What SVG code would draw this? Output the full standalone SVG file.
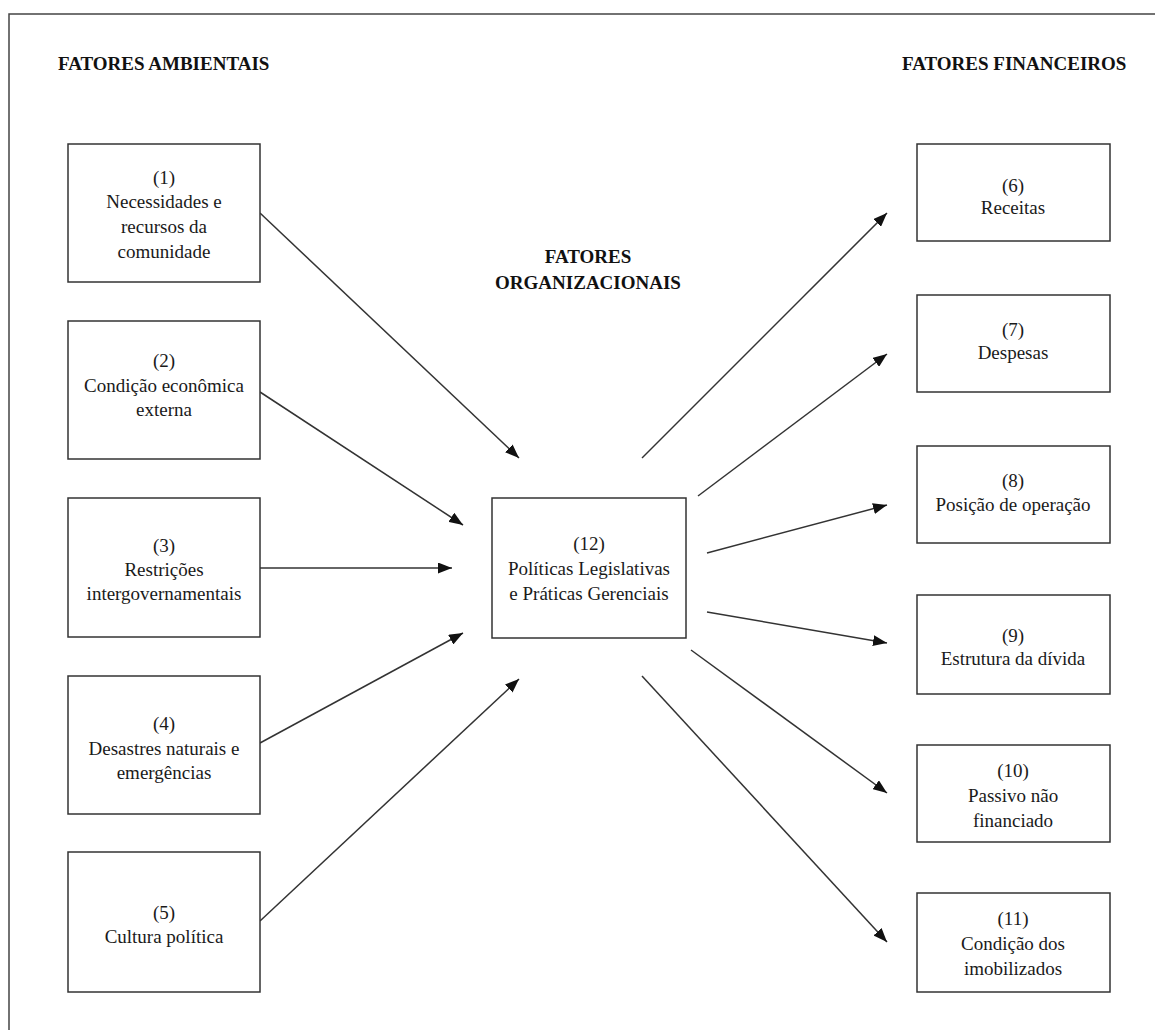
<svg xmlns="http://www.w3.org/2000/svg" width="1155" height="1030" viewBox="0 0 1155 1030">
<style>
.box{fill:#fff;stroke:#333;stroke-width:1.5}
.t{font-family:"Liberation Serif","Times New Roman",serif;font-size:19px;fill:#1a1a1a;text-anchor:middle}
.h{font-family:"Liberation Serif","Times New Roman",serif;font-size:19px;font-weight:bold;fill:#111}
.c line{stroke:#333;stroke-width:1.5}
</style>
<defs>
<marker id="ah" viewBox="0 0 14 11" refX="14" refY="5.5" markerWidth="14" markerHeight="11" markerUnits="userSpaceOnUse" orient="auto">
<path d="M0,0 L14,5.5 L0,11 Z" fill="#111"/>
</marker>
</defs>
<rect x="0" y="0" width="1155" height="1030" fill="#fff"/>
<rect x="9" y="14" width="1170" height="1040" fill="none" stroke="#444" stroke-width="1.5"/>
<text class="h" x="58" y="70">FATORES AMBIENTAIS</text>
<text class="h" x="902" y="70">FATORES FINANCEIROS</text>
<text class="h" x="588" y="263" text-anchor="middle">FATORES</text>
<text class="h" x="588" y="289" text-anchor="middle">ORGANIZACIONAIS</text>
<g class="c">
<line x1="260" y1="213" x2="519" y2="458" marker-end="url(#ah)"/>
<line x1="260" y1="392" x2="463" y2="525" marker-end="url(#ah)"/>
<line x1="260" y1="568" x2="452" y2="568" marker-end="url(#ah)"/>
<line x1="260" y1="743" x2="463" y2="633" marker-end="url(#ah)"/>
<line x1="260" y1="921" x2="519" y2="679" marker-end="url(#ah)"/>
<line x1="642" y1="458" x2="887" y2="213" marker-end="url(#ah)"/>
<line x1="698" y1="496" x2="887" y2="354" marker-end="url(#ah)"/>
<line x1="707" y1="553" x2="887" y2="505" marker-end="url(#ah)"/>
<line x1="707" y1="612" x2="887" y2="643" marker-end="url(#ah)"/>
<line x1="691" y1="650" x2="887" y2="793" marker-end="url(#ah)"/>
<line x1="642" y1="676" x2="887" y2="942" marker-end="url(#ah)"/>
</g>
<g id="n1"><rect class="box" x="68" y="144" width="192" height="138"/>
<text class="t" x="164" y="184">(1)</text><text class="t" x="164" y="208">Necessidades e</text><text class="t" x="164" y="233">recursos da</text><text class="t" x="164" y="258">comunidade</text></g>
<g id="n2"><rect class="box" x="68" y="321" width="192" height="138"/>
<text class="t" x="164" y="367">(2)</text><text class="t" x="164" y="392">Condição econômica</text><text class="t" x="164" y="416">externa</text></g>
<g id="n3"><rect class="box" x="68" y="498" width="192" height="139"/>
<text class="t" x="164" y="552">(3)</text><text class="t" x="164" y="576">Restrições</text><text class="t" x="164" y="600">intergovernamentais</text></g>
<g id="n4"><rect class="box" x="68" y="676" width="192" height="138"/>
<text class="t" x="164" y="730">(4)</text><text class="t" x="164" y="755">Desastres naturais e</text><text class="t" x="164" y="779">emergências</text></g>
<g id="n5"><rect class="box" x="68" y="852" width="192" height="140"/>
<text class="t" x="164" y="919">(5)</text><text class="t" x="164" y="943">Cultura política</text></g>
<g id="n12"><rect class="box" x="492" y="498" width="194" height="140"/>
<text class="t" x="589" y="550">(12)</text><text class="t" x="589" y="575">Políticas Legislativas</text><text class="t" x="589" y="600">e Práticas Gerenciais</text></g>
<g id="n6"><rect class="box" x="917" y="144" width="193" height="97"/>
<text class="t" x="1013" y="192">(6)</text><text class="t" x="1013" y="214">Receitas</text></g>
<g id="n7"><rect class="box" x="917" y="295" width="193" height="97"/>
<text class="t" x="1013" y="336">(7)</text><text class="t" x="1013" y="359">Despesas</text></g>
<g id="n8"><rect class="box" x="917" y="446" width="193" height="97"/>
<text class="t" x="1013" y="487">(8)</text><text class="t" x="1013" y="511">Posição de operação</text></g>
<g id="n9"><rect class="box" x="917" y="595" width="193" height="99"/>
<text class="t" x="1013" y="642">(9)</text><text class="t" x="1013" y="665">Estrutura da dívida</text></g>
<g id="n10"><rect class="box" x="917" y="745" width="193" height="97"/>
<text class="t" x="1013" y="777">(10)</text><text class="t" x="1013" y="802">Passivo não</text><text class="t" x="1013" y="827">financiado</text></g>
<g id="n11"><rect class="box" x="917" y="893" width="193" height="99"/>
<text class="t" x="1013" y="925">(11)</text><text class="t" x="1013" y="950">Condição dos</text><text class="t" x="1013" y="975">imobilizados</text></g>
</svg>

Exercise: Strip out the pictures and quote the remaining data word for word.

Final result:
What SVG code would draw this? Output the full standalone SVG file.
<svg xmlns="http://www.w3.org/2000/svg" width="1155" height="1030" viewBox="0 0 1155 1030">
<style>
.box{fill:#fff;stroke:#333;stroke-width:1.5}
.t{font-family:"Liberation Serif","Times New Roman",serif;font-size:19px;fill:#1a1a1a;text-anchor:middle}
.h{font-family:"Liberation Serif","Times New Roman",serif;font-size:19px;font-weight:bold;fill:#111}
.c line{stroke:#333;stroke-width:1.5}
</style>
<defs>
<marker id="ah" viewBox="0 0 14 11" refX="14" refY="5.5" markerWidth="14" markerHeight="11" markerUnits="userSpaceOnUse" orient="auto">
<path d="M0,0 L14,5.5 L0,11 Z" fill="#111"/>
</marker>
</defs>
<rect x="0" y="0" width="1155" height="1030" fill="#fff"/>
<rect x="9" y="14" width="1170" height="1040" fill="none" stroke="#444" stroke-width="1.5"/>
<text class="h" x="58" y="70">FATORES AMBIENTAIS</text>
<text class="h" x="902" y="70">FATORES FINANCEIROS</text>
<text class="h" x="588" y="263" text-anchor="middle">FATORES</text>
<text class="h" x="588" y="289" text-anchor="middle">ORGANIZACIONAIS</text>
<g class="c">
<line x1="260" y1="213" x2="519" y2="458" marker-end="url(#ah)"/>
<line x1="260" y1="392" x2="463" y2="525" marker-end="url(#ah)"/>
<line x1="260" y1="568" x2="452" y2="568" marker-end="url(#ah)"/>
<line x1="260" y1="743" x2="463" y2="633" marker-end="url(#ah)"/>
<line x1="260" y1="921" x2="519" y2="679" marker-end="url(#ah)"/>
<line x1="642" y1="458" x2="887" y2="213" marker-end="url(#ah)"/>
<line x1="698" y1="496" x2="887" y2="354" marker-end="url(#ah)"/>
<line x1="707" y1="553" x2="887" y2="505" marker-end="url(#ah)"/>
<line x1="707" y1="612" x2="887" y2="643" marker-end="url(#ah)"/>
<line x1="691" y1="650" x2="887" y2="793" marker-end="url(#ah)"/>
<line x1="642" y1="676" x2="887" y2="942" marker-end="url(#ah)"/>
</g>
<g id="n1"><rect class="box" x="68" y="144" width="192" height="138"/>
<text class="t" x="164" y="184">(1)</text><text class="t" x="164" y="208">Necessidades e</text><text class="t" x="164" y="233">recursos da</text><text class="t" x="164" y="258">comunidade</text></g>
<g id="n2"><rect class="box" x="68" y="321" width="192" height="138"/>
<text class="t" x="164" y="367">(2)</text><text class="t" x="164" y="392">Condição econômica</text><text class="t" x="164" y="416">externa</text></g>
<g id="n3"><rect class="box" x="68" y="498" width="192" height="139"/>
<text class="t" x="164" y="552">(3)</text><text class="t" x="164" y="576">Restrições</text><text class="t" x="164" y="600">intergovernamentais</text></g>
<g id="n4"><rect class="box" x="68" y="676" width="192" height="138"/>
<text class="t" x="164" y="730">(4)</text><text class="t" x="164" y="755">Desastres naturais e</text><text class="t" x="164" y="779">emergências</text></g>
<g id="n5"><rect class="box" x="68" y="852" width="192" height="140"/>
<text class="t" x="164" y="919">(5)</text><text class="t" x="164" y="943">Cultura política</text></g>
<g id="n12"><rect class="box" x="492" y="498" width="194" height="140"/>
<text class="t" x="589" y="550">(12)</text><text class="t" x="589" y="575">Políticas Legislativas</text><text class="t" x="589" y="600">e Práticas Gerenciais</text></g>
<g id="n6"><rect class="box" x="917" y="144" width="193" height="97"/>
<text class="t" x="1013" y="192">(6)</text><text class="t" x="1013" y="214">Receitas</text></g>
<g id="n7"><rect class="box" x="917" y="295" width="193" height="97"/>
<text class="t" x="1013" y="336">(7)</text><text class="t" x="1013" y="359">Despesas</text></g>
<g id="n8"><rect class="box" x="917" y="446" width="193" height="97"/>
<text class="t" x="1013" y="487">(8)</text><text class="t" x="1013" y="511">Posição de operação</text></g>
<g id="n9"><rect class="box" x="917" y="595" width="193" height="99"/>
<text class="t" x="1013" y="642">(9)</text><text class="t" x="1013" y="665">Estrutura da dívida</text></g>
<g id="n10"><rect class="box" x="917" y="745" width="193" height="97"/>
<text class="t" x="1013" y="777">(10)</text><text class="t" x="1013" y="802">Passivo não</text><text class="t" x="1013" y="827">financiado</text></g>
<g id="n11"><rect class="box" x="917" y="893" width="193" height="99"/>
<text class="t" x="1013" y="925">(11)</text><text class="t" x="1013" y="950">Condição dos</text><text class="t" x="1013" y="975">imobilizados</text></g>
</svg>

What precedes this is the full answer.